La taza de café siempre llena y el cigarrillo a medio fumar, consumiéndose en el cenicero de vidrio azul astillado, con restos de escorias hediondas, que ya formaban parte del aroma de lugar. Una oficina mínima, oscura, con una humareda espesa y fétida. Todo era gris, marrón, negro. La única ventana daba a la nada y estaba tapiada con cartones dejando ver un haz de luz, insignificante, imperceptible que traspasaba como una daga el aire siempre viciado. Un escritorio viejo, gastado, con sus patas comidas por las termitas que, incesantemente, con un ruido constante se devoraron una a una las patas dejando cojo al escritorio que ahora se apoya en una pila de libros viejos.
Llegó pasadas las 6 cuando aún era de noche y el frio le astillaba los huesos. El rechinar de la puerta se había vuelto tan agudo que el sonido viajaba en su mente unos minutos más, erizándole la piel. Cerró la puerta con llave y colgó el sobretodo en el perchero, emanando un olor a naftalina insoportable. Se sentó en su sillón añejo, de cuero verde ajado, era, estropeado y todo, el lugar donde más cómodo se sentía.
Prendió la única luz que alumbraba el ambiente, un velador viejo, de bronce sin lustre, corroído por el moho y el paso del tiempo. Sacó del cajón una pila de papeles en blanco, empuñó la pluma y comenzó a escribir.
Como una tromba brotaban las palabras, una tras otra, emanando fuego en el trazo insoportablemente prolijo “así no puedo más…” y las lágrimas construían surcos en sus mejillas. “Las cosas debían ser de otra manera… yo no me merecía esto” y mil imágenes se aparecían en sus retinas lastimándole los ojos cansados de tanto llorar. “Vos eras mi vida, mi dios…” y el frío filo de mil cuchillos se le clavaban en el corazón. Las frases se sucedían alocadamente entre el amor más puro y el odio más enraizado. “Yo te amaba más que a mi propia vida…” y seguía gritando por dentro “y ahora te odio con cada fibra de mi alma que era tuya”
Era sentir la liberación y la opresión eterna. Sabía lo que debía hacer pero se resistía a dejarla ir. Ella no era suya, él, inaguantablemente suyo. Sus caminos se habían separado súbitamente, sin anestesia, como llega la muerte inesperada en lo mejor de la vida. Ellos estaban en lo mejor del amor, así y todo, ella lo echó todo a perder. El desconsuelo era cruel, inhumano, así ya no podía vivir. La tortura del desamor es el peor de los calvarios. No hay palabra, ni caricia, ni llanto que consuele a un corazón herido. No hay nada capaz de ocupar el vacío del desafecto. Eso que era perfecto, inmortal, extraordinario, único, ahora no era más que un puñado de lindos recuerdos atados con alambre de púas, que dolían por dónde se quisieran agarrar.
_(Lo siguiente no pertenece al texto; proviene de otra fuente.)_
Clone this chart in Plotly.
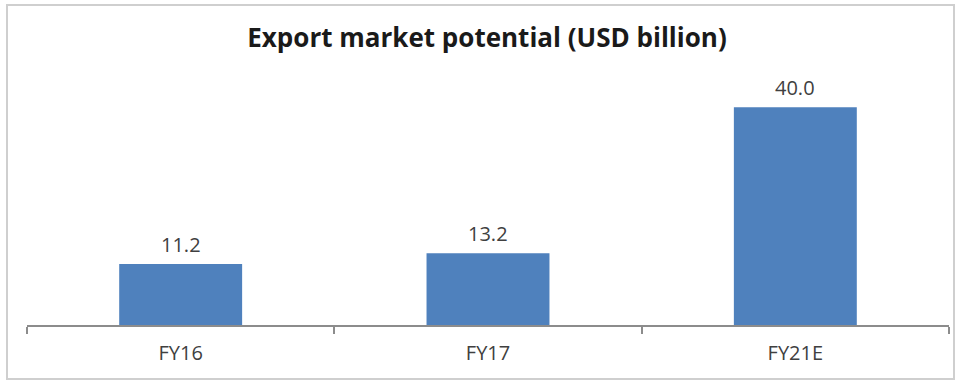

Puso el punto final que no pensó que llegaría. Pero era necesario. Agarró un sobre color madera, dobló prolijamente la hoja y la guardó adentro. Se miró la mano y lloró, las lágrimas no le dejaban ver nada. Lloró un rato largo, indeterminado hasta que se durmió arriba del sobre aun abierto, como las heridas de su corazón. Despertó en un sueño donde nada era real, la felicidad le duró la milésima de segundo que tardó en darse cuenta donde estaba, haciendo qué. Observó el sobre, faltaba algo.
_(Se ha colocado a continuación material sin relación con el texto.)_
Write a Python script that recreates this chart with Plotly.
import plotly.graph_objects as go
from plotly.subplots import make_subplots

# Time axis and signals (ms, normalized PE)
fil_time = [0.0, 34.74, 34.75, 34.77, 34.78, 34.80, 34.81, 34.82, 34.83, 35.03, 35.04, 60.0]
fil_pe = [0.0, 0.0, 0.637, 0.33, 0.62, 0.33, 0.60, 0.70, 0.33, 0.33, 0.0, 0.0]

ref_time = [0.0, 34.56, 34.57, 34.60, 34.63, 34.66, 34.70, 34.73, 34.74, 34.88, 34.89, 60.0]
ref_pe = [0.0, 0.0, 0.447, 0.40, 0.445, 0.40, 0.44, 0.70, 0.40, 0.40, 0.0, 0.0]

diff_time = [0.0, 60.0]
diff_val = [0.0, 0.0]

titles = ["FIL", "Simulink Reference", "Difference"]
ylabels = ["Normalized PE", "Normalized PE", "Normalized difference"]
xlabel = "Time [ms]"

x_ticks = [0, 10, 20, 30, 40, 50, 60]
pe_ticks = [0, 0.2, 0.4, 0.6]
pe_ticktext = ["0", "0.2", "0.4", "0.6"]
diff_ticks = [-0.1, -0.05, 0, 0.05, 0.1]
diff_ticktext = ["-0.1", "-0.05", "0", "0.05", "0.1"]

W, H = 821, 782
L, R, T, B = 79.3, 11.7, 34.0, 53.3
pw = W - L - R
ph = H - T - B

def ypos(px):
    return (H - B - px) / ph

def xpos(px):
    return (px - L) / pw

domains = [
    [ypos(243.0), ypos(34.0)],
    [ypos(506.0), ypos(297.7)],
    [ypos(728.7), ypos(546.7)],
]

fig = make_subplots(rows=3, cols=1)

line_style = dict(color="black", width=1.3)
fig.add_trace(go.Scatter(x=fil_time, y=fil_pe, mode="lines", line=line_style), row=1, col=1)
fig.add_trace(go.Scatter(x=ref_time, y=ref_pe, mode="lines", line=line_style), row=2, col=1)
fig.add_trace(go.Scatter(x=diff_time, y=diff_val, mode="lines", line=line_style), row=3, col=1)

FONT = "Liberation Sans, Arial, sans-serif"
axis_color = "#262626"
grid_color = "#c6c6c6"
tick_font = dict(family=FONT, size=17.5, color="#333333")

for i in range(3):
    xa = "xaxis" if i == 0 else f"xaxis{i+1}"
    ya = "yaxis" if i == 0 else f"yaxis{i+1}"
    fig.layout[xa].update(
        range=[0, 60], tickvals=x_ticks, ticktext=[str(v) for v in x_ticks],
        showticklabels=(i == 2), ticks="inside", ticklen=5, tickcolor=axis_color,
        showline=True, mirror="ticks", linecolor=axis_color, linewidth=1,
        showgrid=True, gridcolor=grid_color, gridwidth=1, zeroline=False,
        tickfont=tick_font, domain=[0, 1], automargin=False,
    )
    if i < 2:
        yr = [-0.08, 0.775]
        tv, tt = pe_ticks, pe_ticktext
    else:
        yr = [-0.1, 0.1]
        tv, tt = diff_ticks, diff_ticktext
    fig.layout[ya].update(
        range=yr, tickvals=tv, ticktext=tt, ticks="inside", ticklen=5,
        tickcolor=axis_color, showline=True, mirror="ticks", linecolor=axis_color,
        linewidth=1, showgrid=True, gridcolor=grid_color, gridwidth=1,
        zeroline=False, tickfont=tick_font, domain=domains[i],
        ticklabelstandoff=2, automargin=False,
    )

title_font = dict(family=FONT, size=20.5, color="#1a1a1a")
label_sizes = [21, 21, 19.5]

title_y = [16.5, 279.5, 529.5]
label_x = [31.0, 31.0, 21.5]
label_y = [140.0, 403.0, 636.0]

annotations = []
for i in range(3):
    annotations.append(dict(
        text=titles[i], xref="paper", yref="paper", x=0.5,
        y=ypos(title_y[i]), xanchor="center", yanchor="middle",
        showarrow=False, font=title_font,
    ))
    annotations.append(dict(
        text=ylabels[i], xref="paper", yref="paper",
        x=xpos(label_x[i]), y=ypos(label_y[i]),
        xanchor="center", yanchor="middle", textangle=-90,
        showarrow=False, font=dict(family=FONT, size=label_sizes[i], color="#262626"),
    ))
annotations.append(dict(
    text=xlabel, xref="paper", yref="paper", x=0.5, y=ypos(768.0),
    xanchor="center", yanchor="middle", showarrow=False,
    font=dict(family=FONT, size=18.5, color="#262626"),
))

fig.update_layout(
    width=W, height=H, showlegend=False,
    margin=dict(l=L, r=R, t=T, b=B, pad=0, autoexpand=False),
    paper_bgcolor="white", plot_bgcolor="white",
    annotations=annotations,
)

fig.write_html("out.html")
Se miró nuevamente la mano izquierda mientras con la derecha se sacaba, con dificultad, la alianza. El símbolo de lo que había sido una vida feliz, plena. El horrendo recuerdo de lo que nunca volvería a ser. Logró sacársela, con un pesar hondo, amargo. La puso en el sobre y lo cerró sin pensarlo dos veces. Había tolerado llevarla consigo aun sabiendo que ya no significaba nada para ella pero para él era el grillete que lo ataba a un pasado que no quería más. Era el último vestigio de su amor pisoteado y ninguneado por doquier. Devolverla era, para ambos, el final último. El fin de la película, el no retorno. El punto final.
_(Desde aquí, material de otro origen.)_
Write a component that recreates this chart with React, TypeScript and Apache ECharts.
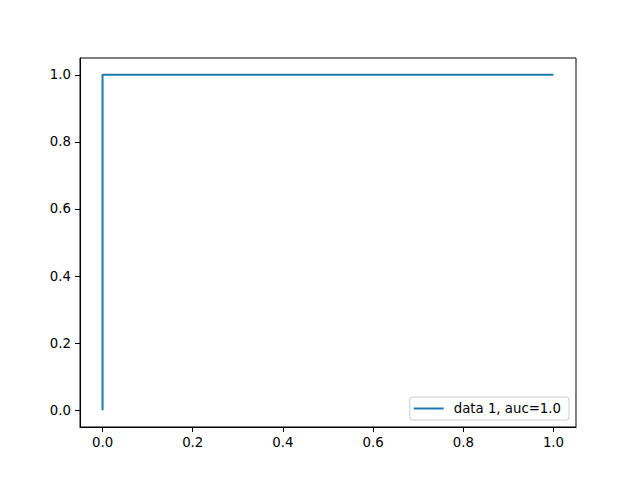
import * as echarts from "echarts";
import React, { useEffect, useRef } from "react";

// ROC curve points (false positive rate, true positive rate)
const fpr: number[] = [0, 0, 1];
const tpr: number[] = [0, 1, 1];
const seriesName = "data 1, auc=1.0";
const tickValues: number[] = [0, 0.2, 0.4, 0.6, 0.8, 1.0];

const font = "DejaVu Sans";

const App: React.FC = () => {
  const chartRef = useRef<HTMLDivElement | null>(null);

  useEffect(() => {
    const chart = echarts.init(chartRef.current, undefined, { renderer: "svg" });

    const axisCommon = {
      type: "value",
      min: -0.05,
      max: 1.05,
      splitLine: { show: false },
      axisLine: { show: true, onZero: false, lineStyle: { color: "#000", width: 1 } },
      axisTick: {
        show: true,
        length: 5,
        inside: false,
        customValues: tickValues,
        lineStyle: { color: "#000", width: 1 },
      },
      axisLabel: {
        customValues: tickValues,
        margin: 9,
        color: "#000",
        fontSize: 13.3,
        fontFamily: font,
        formatter: (v: number) => v.toFixed(1),
      },
    };

    chart.setOption({
      animation: false,
      backgroundColor: "#fff",
      grid: {
        left: 80,
        right: 64,
        top: 58,
        bottom: 53,
        show: true,
        borderColor: "#000",
        borderWidth: 1,
        backgroundColor: "transparent",
      },
      xAxis: { ...axisCommon },
      yAxis: { ...axisCommon },
      legend: {
        right: 71,
        bottom: 60,
        orient: "vertical",
        padding: [5, 8, 5, 4],
        itemWidth: 30,
        itemHeight: 2,
        icon: "rect",
        borderColor: "#cccccc",
        borderWidth: 1,
        borderRadius: 3,
        backgroundColor: "rgba(255,255,255,0.8)",
        textStyle: {
          color: "#000",
          fontSize: 13.3,
          fontFamily: font,
          padding: [0, 0, 0, 5],
        },
        data: [seriesName],
      },
      series: [
        {
          name: seriesName,
          type: "line",
          showSymbol: false,
          symbol: "none",
          lineStyle: { color: "#1f77b4", width: 2 },
          itemStyle: { color: "#1f77b4" },
          data: fpr.map((x, i) => [x, tpr[i]]),
        },
      ],
    });

    return () => {
      chart.dispose();
    };
  }, []);

  return (
    <div
      ref={chartRef}
      style={{ position: "fixed", left: 0, top: 0, width: "640px", height: "480px" }}
    ></div>
  );
};

export default App;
Salió de la oficina sin el sobretodo. Lo olvidó como había olvidado tantas cosas. Se subió al auto, manejó unas cuadras. Se bajó en la puerta de su casa, la que habían compartido durante tantos años. Dudó. Y la duda le duró un suspiro, esto debía terminar, aquí y ahora. Caminó unos pasos y depositó el sobre en el buzón. Miró la casa por última vez. Se subió al auto y manejó en línea recta hacia la nada. Nunca más se supo de él.